11月の法話集 ~けしの実~


ケシの花を知っていますか。東南アジアでつくられ、主に白い可愛らしい花をつけますが、一日でしぼんでしまう、はかない花です。このケシは花より実のほうが有名です。そうです。ケシの実から麻薬のアヘンが採れるからです。アヘンは病気の痛みをやわらげる鎮痛剤や睡眠薬として、医療にはなくてはならない大切な薬です。しかし、ご存知のとおり、アヘンを勝手に吸ったり飲んだりすると、恐しい中毒となり、ついには人間として廃人となってしまいます、とても恐しい麻薬です。
このように植物のケシは、美しい花と強い毒をもっています。しかし、その毒は、また良い薬にもなります。こうして、毒を薬にかえることを発見したのは、私たち人間のすぐれた知恵のおかげです。
ところが、一つのいのちの中に美しい花と毒を持っているのは、何もケシだけではありません。人間だって同じです。毎日起こっているひどい事件をみても、学校のいじめなども、人間はもともと悪人なんだろうか、と思うほどです。

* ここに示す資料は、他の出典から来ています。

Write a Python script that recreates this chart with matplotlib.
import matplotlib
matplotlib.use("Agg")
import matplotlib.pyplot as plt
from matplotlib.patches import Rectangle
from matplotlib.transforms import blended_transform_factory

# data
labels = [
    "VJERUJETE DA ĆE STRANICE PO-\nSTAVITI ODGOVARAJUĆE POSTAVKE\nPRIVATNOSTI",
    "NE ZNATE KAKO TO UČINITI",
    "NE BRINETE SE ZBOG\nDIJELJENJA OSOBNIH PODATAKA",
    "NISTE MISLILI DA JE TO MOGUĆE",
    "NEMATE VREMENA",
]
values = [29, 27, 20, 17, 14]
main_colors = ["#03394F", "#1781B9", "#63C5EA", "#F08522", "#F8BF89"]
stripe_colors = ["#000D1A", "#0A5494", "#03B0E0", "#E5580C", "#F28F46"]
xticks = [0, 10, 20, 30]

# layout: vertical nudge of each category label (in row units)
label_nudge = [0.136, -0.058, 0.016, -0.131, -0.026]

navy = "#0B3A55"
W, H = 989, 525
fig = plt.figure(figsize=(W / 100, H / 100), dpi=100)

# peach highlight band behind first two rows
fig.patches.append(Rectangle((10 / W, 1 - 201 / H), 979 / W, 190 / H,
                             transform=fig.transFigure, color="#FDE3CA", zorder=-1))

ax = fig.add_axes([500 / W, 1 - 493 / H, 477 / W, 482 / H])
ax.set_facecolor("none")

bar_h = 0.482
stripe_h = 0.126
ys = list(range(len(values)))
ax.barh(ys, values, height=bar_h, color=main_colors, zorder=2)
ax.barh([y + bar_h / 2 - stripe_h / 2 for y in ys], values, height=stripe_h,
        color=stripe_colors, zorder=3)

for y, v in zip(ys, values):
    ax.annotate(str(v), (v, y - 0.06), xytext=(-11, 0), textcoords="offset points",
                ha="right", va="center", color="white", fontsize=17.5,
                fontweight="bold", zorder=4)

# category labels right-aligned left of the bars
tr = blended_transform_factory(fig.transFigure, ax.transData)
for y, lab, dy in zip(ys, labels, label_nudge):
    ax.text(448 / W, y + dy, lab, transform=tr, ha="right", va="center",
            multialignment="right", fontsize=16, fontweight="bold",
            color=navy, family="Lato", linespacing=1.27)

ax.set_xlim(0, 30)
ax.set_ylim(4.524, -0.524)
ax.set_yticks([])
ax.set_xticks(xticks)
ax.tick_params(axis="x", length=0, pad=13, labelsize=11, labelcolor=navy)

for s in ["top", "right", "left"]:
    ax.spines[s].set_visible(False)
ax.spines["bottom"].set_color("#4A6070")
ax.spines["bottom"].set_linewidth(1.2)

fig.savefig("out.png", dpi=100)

しかし、それは違うのです。お釈迦さまは、はっきり言っています。
「人間はもともと美しい種をもっている。しかし油断すると汚れがすぐついてしまう。だからいつも努力して自分を磨こう。」
毒にするのもよい薬として使うのも、自分のコントロールの力です。悪い誘惑ほどおいしく見えるものです。強い意志によって押さえる力、これがほんとうの知恵なのです。
次のお釈迦さまの言葉をよく昧わってください。
己こそ己の依るべ、己をおきて何の依るべぞ、よく整えし己こそ、真の依るべ。